[DATA EXTRACT]:
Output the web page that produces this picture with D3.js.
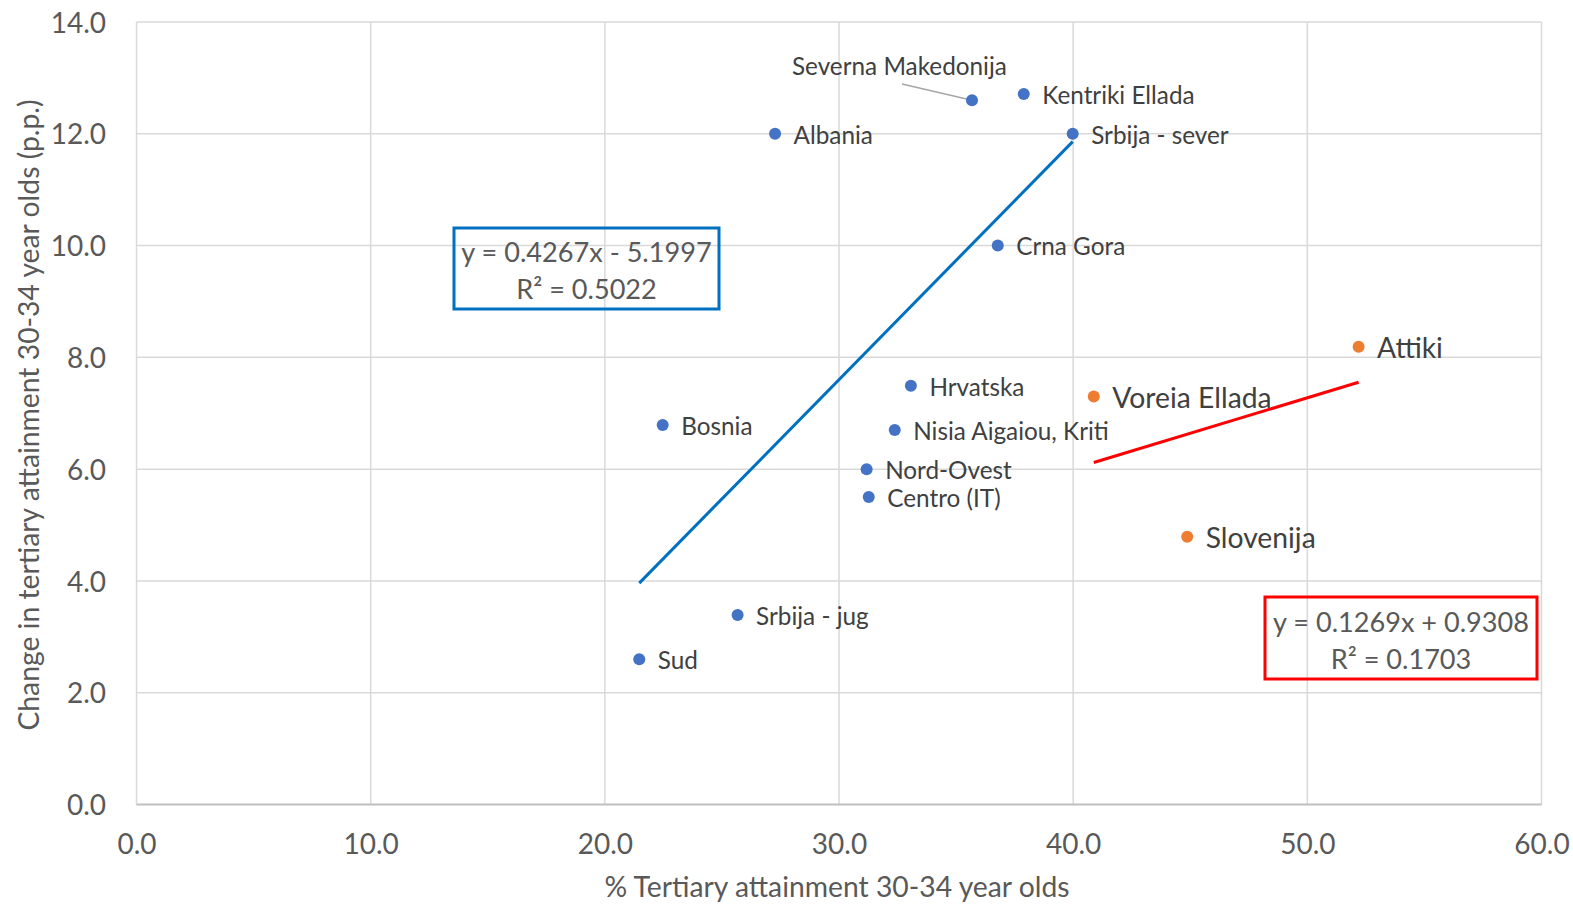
---
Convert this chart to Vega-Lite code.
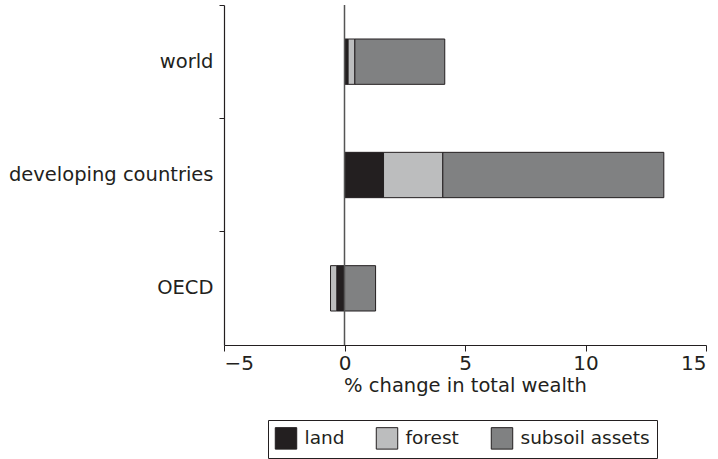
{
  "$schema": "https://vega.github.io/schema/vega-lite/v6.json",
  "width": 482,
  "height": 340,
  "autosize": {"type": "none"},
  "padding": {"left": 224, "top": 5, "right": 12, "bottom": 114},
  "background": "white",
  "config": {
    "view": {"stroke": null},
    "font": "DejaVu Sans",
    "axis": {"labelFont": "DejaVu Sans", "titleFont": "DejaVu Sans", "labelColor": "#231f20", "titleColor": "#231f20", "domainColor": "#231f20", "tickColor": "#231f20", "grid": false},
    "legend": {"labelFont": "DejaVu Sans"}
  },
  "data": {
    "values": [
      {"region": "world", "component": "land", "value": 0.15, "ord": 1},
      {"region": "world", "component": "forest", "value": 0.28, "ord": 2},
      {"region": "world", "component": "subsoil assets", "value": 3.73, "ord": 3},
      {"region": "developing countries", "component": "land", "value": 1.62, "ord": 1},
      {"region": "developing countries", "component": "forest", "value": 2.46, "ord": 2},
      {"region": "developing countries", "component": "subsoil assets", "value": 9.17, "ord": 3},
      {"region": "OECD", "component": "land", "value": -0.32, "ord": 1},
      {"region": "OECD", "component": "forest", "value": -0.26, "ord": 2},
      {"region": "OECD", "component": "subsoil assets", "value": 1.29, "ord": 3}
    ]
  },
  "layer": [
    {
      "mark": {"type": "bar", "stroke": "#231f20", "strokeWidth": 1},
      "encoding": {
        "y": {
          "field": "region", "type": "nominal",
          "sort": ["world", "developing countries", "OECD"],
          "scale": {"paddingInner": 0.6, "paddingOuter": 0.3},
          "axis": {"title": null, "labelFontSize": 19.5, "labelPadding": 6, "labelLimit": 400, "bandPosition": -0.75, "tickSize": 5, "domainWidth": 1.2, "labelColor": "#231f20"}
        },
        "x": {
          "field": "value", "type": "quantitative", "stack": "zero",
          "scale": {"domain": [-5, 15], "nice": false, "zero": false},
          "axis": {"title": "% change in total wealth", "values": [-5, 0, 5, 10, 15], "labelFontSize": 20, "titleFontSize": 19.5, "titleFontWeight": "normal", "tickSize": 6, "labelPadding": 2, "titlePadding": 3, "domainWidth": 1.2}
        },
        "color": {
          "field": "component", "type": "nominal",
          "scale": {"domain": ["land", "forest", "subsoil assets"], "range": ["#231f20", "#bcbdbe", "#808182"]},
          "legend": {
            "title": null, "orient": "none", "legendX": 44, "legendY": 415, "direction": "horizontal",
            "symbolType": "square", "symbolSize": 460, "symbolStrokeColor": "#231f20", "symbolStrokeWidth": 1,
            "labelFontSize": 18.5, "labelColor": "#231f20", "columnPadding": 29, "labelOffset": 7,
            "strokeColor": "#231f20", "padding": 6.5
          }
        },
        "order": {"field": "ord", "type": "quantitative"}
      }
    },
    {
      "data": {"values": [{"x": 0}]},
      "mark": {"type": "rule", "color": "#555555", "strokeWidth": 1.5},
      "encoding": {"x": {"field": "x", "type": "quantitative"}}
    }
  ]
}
--
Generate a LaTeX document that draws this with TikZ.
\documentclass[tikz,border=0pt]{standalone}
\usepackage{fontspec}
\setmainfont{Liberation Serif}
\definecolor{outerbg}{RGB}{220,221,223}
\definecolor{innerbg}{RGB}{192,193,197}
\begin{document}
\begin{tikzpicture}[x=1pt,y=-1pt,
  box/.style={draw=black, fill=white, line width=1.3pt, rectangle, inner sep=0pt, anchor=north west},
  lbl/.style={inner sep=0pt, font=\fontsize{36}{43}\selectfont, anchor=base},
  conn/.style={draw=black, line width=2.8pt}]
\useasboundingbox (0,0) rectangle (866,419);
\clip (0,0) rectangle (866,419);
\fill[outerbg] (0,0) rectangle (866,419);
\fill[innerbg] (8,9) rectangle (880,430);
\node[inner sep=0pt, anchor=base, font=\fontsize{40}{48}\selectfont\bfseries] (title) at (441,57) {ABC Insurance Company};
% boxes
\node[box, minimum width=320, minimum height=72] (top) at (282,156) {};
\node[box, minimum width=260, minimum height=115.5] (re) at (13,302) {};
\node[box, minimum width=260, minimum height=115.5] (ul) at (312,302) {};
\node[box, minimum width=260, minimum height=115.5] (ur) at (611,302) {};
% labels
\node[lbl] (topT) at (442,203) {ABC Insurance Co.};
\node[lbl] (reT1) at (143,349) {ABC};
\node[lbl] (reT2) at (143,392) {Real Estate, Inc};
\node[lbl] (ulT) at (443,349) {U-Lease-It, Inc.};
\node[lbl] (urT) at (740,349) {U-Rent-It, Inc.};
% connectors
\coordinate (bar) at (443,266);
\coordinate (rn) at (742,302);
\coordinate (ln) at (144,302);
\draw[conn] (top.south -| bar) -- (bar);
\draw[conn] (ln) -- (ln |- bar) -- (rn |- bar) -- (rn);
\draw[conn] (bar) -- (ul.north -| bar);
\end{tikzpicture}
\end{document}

[WHAT YOU WILL DO]: Using the records above, find and show each line with the string "this".

[THE REPLY]:
Output the web page that produces this picture with D3.js.
Convert this chart to Vega-Lite code.
Generate a LaTeX document that draws this with TikZ.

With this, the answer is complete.